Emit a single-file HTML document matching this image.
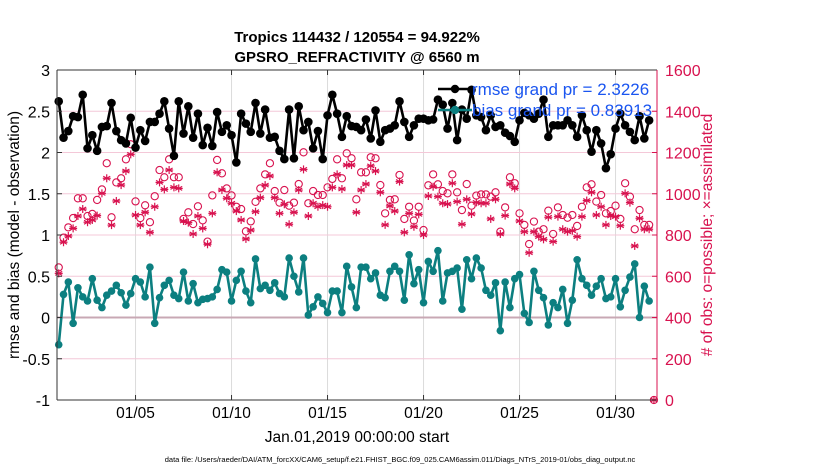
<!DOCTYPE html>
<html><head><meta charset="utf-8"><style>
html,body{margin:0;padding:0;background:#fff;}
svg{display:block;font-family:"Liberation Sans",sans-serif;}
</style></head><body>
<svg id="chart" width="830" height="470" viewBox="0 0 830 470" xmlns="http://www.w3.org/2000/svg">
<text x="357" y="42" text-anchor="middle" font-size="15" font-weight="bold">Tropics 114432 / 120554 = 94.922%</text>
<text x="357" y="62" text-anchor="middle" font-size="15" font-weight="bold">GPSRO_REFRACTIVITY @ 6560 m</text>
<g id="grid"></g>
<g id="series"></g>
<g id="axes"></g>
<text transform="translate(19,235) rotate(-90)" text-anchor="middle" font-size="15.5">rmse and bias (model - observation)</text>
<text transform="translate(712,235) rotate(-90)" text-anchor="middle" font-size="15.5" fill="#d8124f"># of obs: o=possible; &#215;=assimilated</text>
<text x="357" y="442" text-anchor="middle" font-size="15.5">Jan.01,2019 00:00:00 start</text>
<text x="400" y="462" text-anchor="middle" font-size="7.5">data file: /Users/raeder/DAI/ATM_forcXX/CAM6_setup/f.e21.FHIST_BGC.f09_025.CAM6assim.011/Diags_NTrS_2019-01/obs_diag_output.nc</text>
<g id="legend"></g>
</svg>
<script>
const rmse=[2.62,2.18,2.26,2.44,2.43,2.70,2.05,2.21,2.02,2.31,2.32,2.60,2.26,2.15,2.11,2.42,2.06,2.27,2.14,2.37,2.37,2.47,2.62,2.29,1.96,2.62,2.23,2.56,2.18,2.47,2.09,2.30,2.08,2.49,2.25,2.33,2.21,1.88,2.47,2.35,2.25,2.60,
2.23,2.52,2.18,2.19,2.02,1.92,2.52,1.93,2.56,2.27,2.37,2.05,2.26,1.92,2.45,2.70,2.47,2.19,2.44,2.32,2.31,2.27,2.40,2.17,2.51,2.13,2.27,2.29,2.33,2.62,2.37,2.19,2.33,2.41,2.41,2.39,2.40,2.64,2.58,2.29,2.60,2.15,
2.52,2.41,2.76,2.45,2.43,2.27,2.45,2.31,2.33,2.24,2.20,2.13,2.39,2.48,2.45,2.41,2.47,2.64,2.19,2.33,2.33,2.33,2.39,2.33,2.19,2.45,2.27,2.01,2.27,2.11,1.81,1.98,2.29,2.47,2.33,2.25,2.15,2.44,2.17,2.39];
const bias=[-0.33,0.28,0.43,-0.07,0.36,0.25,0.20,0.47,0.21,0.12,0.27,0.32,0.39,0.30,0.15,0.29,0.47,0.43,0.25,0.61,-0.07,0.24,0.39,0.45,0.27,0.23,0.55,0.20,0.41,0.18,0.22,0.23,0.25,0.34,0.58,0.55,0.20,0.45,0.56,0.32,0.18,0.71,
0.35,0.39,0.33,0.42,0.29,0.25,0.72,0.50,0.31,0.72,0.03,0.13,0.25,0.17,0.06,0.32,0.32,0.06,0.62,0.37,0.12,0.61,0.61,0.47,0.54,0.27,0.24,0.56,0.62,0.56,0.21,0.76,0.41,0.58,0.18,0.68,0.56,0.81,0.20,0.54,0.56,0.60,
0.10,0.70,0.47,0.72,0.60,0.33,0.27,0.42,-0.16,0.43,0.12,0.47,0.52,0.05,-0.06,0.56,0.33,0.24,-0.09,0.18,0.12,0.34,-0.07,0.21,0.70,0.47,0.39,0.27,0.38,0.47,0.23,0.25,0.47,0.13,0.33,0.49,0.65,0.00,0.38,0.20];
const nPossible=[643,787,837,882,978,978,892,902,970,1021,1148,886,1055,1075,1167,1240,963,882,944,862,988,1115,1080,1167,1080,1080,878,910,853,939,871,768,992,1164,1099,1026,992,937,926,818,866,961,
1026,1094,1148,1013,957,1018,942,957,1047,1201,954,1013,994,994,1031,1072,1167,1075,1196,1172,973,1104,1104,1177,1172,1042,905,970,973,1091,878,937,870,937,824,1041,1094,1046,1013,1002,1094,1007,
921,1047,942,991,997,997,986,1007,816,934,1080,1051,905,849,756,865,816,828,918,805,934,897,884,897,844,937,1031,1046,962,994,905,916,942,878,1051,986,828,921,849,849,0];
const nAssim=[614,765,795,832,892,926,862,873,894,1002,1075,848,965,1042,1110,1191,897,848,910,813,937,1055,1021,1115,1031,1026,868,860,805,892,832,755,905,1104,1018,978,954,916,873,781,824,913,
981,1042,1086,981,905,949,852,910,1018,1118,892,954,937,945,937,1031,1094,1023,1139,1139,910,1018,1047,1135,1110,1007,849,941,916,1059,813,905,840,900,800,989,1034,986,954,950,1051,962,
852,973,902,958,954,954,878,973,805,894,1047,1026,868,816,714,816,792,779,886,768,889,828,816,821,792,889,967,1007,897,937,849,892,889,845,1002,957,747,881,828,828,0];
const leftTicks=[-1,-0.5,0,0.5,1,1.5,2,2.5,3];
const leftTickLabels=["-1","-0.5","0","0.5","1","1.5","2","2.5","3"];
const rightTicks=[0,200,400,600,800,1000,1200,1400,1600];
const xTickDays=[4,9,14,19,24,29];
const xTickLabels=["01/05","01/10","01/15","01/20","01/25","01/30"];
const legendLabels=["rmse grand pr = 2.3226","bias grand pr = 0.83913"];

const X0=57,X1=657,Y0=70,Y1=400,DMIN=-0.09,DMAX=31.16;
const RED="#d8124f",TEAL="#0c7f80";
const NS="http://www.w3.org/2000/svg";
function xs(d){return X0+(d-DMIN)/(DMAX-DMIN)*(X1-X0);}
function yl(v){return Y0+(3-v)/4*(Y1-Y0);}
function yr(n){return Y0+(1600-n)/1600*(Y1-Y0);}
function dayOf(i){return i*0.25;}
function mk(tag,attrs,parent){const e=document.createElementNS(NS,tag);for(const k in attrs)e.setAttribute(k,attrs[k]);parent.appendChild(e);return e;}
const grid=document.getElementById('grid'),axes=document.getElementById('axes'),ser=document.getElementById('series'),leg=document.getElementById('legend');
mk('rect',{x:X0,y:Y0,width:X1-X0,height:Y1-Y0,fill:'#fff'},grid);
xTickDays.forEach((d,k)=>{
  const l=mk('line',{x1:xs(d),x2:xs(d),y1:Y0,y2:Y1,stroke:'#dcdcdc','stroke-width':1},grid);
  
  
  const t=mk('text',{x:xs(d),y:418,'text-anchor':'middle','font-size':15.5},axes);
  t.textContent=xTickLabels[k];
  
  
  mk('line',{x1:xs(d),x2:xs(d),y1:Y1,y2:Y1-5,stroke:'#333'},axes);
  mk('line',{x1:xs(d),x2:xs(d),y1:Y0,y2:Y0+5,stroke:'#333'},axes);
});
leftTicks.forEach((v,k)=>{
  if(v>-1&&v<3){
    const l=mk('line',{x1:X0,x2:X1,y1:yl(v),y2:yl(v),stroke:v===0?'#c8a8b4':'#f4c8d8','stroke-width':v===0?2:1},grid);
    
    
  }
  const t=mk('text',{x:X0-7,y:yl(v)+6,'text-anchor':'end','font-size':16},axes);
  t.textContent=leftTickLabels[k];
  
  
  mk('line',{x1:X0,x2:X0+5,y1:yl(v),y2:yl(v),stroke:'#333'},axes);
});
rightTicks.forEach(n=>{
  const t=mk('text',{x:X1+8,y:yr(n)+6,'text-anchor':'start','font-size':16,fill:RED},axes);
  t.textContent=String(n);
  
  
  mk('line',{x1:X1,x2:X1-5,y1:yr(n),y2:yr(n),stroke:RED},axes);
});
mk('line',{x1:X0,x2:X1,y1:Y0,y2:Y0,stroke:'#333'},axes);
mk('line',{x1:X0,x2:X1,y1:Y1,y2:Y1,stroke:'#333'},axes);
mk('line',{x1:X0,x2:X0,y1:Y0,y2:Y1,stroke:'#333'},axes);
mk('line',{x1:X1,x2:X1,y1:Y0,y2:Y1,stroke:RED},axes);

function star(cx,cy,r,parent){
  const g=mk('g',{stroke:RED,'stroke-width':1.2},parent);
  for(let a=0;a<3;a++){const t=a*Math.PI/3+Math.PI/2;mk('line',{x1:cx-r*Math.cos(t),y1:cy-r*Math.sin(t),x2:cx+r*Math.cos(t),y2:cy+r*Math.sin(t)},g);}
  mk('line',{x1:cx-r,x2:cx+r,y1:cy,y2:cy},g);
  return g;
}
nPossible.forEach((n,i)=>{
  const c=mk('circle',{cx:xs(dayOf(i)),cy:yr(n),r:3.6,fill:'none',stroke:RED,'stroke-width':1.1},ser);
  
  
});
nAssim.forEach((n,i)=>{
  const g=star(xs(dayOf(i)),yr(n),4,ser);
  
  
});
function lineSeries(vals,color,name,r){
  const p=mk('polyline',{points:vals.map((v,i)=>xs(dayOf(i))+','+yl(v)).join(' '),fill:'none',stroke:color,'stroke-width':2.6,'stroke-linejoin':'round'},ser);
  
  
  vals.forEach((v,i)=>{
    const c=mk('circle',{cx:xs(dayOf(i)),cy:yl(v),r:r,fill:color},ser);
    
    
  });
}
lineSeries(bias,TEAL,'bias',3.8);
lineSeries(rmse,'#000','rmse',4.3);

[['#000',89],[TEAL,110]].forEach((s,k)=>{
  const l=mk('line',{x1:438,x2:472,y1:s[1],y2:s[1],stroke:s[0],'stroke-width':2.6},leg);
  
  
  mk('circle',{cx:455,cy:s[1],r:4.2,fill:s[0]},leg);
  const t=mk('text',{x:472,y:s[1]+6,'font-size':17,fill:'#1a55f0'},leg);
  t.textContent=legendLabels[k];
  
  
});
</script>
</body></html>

+++

Take each line containing the string "file" and copy it out.

Emit a single-file HTML document matching this image.
<text x="400" y="462" text-anchor="middle" font-size="7.5">data file: /Users/raeder/DAI/ATM_forcXX/CAM6_setup/f.e21.FHIST_BGC.f09_025.CAM6assim.011/Diags_NTrS_2019-01/obs_diag_output.nc</text>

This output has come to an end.